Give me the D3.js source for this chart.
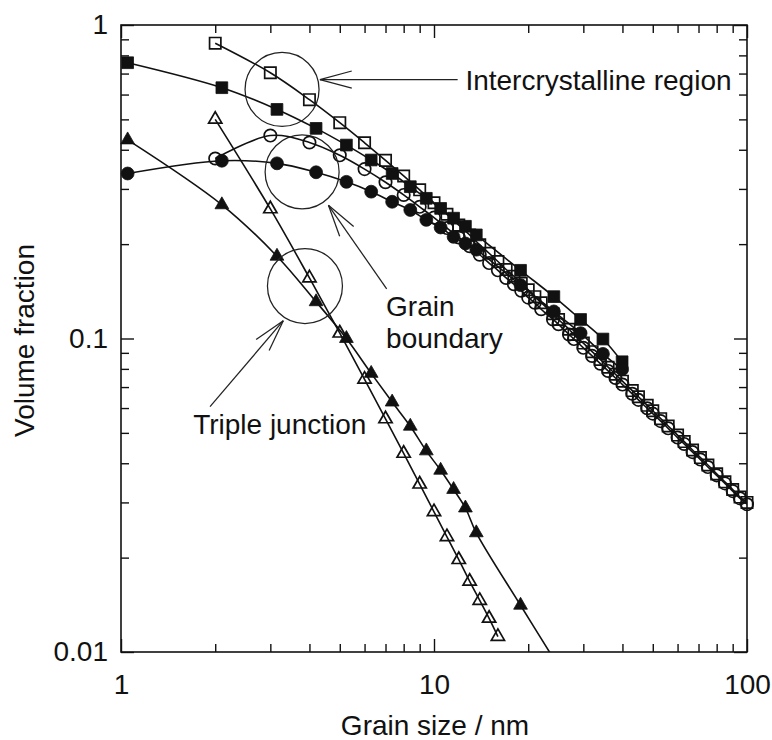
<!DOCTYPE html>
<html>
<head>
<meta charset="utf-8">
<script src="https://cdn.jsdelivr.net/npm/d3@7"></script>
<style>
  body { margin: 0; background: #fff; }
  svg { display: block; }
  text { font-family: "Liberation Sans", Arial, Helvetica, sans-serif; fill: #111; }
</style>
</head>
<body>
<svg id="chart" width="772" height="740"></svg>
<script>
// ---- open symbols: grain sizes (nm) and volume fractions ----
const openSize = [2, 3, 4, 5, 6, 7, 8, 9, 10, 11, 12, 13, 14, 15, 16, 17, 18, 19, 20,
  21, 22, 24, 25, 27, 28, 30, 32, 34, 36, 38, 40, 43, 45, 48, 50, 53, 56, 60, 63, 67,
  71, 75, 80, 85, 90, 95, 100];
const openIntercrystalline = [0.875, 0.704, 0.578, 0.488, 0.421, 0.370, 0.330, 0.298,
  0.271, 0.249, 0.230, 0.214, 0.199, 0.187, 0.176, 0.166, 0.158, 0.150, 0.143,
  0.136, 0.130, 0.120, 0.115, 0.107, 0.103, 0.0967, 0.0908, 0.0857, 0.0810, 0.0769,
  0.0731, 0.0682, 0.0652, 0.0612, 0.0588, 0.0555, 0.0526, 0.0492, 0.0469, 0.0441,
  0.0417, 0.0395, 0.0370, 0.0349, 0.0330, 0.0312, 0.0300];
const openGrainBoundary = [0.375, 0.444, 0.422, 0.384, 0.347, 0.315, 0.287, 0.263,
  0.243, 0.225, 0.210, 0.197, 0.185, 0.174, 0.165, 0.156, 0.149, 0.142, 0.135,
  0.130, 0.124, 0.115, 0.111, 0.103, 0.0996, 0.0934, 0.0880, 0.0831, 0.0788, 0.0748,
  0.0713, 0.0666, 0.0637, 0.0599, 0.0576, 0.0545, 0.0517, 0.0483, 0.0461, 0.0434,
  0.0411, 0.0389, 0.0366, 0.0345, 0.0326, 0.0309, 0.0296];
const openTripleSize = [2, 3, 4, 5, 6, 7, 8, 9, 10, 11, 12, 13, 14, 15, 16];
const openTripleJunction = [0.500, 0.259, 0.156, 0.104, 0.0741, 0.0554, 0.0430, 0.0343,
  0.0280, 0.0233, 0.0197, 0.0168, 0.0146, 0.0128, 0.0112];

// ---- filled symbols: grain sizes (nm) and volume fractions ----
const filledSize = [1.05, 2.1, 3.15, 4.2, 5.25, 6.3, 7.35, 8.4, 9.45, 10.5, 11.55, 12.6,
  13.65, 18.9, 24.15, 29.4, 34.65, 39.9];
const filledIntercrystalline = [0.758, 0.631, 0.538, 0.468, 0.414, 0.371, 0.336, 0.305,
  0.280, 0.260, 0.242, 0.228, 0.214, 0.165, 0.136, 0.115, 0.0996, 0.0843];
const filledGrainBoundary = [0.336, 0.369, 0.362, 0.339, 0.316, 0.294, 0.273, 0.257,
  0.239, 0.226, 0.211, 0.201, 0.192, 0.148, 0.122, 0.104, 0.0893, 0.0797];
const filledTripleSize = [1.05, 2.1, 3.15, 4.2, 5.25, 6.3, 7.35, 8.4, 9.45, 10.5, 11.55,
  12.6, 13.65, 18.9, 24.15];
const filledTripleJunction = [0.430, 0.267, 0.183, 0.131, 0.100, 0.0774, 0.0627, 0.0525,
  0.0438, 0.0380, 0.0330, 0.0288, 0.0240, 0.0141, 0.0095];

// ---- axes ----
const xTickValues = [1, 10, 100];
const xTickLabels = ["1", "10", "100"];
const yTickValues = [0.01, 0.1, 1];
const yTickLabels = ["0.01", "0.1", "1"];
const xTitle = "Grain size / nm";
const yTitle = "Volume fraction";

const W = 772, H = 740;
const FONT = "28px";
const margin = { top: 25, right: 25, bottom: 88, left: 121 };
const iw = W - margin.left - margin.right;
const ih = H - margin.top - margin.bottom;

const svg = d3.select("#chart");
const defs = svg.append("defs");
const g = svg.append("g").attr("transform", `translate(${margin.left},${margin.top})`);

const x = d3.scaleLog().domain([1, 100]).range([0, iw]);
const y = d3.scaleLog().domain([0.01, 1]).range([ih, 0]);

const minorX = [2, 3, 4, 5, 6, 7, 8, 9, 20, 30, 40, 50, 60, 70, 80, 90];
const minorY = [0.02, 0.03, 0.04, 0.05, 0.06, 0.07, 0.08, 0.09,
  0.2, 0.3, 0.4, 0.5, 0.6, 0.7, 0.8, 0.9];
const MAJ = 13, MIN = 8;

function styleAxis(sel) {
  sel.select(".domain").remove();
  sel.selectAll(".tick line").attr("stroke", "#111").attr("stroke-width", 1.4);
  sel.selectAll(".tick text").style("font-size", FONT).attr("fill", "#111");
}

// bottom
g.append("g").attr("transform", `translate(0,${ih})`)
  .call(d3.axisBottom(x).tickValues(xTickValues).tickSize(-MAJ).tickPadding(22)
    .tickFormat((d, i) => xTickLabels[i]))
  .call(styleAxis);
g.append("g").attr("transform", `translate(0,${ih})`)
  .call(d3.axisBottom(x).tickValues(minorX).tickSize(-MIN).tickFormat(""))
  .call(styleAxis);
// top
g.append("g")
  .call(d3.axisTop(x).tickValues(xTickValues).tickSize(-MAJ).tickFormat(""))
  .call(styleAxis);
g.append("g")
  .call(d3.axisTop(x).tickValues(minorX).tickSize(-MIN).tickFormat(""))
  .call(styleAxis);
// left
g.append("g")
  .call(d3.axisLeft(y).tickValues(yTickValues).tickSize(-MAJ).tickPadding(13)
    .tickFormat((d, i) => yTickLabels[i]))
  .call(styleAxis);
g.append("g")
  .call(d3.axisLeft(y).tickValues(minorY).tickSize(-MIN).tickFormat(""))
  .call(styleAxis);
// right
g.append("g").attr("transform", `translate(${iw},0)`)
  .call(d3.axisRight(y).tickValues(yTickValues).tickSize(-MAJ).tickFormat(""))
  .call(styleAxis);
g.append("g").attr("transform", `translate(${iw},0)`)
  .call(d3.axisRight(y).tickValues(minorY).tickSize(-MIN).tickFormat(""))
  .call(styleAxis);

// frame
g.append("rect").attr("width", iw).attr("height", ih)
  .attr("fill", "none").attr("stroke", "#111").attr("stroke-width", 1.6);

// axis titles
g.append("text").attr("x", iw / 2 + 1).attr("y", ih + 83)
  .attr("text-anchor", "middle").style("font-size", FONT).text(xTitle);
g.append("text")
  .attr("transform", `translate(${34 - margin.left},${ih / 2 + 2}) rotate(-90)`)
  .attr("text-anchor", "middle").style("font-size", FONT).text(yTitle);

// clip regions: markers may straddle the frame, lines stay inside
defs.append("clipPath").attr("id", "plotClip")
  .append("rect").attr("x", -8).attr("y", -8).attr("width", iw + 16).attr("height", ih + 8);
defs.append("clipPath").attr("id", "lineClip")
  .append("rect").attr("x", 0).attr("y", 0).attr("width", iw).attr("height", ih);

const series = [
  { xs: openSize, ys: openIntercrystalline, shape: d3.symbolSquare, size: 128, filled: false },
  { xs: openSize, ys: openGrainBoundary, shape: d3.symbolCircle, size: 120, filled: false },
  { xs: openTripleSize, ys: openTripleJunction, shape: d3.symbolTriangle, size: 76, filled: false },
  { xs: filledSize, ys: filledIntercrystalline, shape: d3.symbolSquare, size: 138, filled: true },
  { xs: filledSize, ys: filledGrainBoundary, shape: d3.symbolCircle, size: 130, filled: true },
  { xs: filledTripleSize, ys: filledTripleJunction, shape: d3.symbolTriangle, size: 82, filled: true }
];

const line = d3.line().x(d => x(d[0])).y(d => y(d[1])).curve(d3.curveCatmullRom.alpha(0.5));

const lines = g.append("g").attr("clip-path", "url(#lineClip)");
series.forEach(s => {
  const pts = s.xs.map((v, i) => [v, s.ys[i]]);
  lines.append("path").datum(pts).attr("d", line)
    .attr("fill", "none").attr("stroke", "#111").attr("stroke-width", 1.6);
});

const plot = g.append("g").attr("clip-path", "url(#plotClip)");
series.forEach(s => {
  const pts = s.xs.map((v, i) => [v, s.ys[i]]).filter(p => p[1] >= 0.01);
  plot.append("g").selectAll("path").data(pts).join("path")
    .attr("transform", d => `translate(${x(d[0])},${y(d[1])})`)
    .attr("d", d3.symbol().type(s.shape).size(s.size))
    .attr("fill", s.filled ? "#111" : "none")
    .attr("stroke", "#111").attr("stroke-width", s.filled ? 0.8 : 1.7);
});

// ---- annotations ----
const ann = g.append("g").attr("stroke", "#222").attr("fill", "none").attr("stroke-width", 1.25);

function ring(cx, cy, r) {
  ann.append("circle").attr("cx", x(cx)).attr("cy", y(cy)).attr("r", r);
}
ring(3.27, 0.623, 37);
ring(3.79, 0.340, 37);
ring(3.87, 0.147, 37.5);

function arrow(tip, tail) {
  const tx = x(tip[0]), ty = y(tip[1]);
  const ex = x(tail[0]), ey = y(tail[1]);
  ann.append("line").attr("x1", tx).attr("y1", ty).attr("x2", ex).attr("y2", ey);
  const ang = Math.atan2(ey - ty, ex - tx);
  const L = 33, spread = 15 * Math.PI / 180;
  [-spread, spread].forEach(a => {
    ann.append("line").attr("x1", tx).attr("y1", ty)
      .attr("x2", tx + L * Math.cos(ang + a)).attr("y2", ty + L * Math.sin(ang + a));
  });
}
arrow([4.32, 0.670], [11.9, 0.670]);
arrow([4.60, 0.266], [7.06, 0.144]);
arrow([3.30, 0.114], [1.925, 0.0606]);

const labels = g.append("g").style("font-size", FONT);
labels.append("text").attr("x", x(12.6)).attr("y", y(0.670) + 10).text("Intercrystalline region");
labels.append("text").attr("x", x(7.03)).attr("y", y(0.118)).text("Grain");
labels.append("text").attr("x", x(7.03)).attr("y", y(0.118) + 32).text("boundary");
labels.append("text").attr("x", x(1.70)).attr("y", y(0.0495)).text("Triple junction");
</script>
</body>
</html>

# WORK REQUIRED
Return, unchanged, the lines from the first line of the material through the line that holds "0.0280, 0.0233, 0.0197, 0.0168, 0.0146, 0.0128, 0.0112];", inclusive, omitting pictures.

# RESULT OF THE TASK
Give me the D3.js source for this chart.
<!DOCTYPE html>
<html>
<head>
<meta charset="utf-8">
<script src="https://cdn.jsdelivr.net/npm/d3@7"></script>
<style>
  body { margin: 0; background: #fff; }
  svg { display: block; }
  text { font-family: "Liberation Sans", Arial, Helvetica, sans-serif; fill: #111; }
</style>
</head>
<body>
<svg id="chart" width="772" height="740"></svg>
<script>
// ---- open symbols: grain sizes (nm) and volume fractions ----
const openSize = [2, 3, 4, 5, 6, 7, 8, 9, 10, 11, 12, 13, 14, 15, 16, 17, 18, 19, 20,
  21, 22, 24, 25, 27, 28, 30, 32, 34, 36, 38, 40, 43, 45, 48, 50, 53, 56, 60, 63, 67,
  71, 75, 80, 85, 90, 95, 100];
const openIntercrystalline = [0.875, 0.704, 0.578, 0.488, 0.421, 0.370, 0.330, 0.298,
  0.271, 0.249, 0.230, 0.214, 0.199, 0.187, 0.176, 0.166, 0.158, 0.150, 0.143,
  0.136, 0.130, 0.120, 0.115, 0.107, 0.103, 0.0967, 0.0908, 0.0857, 0.0810, 0.0769,
  0.0731, 0.0682, 0.0652, 0.0612, 0.0588, 0.0555, 0.0526, 0.0492, 0.0469, 0.0441,
  0.0417, 0.0395, 0.0370, 0.0349, 0.0330, 0.0312, 0.0300];
const openGrainBoundary = [0.375, 0.444, 0.422, 0.384, 0.347, 0.315, 0.287, 0.263,
  0.243, 0.225, 0.210, 0.197, 0.185, 0.174, 0.165, 0.156, 0.149, 0.142, 0.135,
  0.130, 0.124, 0.115, 0.111, 0.103, 0.0996, 0.0934, 0.0880, 0.0831, 0.0788, 0.0748,
  0.0713, 0.0666, 0.0637, 0.0599, 0.0576, 0.0545, 0.0517, 0.0483, 0.0461, 0.0434,
  0.0411, 0.0389, 0.0366, 0.0345, 0.0326, 0.0309, 0.0296];
const openTripleSize = [2, 3, 4, 5, 6, 7, 8, 9, 10, 11, 12, 13, 14, 15, 16];
const openTripleJunction = [0.500, 0.259, 0.156, 0.104, 0.0741, 0.0554, 0.0430, 0.0343,
  0.0280, 0.0233, 0.0197, 0.0168, 0.0146, 0.0128, 0.0112];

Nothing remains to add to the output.